▶ **The problem**
Exactly the lines from the start of the data through the line containing "n_words = 4000" should be output, with both ends kept and nothing added.

★ ★ ★

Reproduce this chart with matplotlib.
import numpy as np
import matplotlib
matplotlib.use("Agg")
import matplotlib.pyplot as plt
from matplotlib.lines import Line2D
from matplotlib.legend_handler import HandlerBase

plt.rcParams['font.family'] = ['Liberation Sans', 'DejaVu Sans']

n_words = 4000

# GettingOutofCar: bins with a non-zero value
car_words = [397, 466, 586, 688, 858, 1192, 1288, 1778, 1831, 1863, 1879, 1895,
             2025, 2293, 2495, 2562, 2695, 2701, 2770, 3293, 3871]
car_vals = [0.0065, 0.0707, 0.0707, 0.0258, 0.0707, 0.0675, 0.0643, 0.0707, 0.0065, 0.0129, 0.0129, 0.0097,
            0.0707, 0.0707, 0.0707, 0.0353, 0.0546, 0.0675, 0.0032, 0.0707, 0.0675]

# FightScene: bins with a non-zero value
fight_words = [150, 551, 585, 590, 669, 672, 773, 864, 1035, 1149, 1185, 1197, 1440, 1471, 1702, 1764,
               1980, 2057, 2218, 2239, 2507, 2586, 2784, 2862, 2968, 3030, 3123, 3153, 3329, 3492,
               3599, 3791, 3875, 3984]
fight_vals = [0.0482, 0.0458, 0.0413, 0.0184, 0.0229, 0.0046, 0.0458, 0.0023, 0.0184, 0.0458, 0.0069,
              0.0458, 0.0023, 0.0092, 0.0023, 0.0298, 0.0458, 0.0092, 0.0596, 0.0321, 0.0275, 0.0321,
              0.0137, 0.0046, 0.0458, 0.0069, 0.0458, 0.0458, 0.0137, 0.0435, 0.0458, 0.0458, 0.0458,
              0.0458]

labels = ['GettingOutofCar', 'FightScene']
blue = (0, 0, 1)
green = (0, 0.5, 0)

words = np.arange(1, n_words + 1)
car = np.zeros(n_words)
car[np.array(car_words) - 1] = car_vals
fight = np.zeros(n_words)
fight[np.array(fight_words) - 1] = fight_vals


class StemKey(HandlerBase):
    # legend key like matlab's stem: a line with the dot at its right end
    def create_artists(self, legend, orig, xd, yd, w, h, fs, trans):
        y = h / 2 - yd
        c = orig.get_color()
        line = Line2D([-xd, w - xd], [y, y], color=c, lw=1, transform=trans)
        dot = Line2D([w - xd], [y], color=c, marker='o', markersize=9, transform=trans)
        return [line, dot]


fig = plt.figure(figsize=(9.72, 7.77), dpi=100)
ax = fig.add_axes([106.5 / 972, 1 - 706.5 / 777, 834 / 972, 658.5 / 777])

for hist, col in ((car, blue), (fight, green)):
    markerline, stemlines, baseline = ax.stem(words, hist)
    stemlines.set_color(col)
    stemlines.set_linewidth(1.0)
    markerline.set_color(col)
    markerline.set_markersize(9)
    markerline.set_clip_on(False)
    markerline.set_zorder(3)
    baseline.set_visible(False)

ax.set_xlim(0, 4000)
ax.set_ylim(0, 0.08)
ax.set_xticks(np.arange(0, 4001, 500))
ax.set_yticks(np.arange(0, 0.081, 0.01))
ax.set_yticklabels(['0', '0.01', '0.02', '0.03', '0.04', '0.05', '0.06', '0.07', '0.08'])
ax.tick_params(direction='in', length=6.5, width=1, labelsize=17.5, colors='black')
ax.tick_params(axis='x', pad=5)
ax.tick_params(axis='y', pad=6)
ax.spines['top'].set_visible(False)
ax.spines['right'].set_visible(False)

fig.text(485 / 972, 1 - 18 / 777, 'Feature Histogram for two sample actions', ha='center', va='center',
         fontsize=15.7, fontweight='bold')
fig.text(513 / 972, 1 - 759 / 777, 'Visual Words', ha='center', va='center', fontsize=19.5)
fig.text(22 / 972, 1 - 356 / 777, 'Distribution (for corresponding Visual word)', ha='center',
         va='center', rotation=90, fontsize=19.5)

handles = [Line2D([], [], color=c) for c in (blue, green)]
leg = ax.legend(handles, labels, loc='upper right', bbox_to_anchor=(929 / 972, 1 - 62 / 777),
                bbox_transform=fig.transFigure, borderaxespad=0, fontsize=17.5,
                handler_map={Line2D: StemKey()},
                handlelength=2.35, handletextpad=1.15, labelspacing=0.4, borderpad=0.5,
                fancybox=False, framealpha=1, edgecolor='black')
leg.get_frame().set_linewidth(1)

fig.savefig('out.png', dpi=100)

★ ★ ★

▶ **Written solution**
Reproduce this chart with matplotlib.
import numpy as np
import matplotlib
matplotlib.use("Agg")
import matplotlib.pyplot as plt
from matplotlib.lines import Line2D
from matplotlib.legend_handler import HandlerBase

plt.rcParams['font.family'] = ['Liberation Sans', 'DejaVu Sans']

n_words = 4000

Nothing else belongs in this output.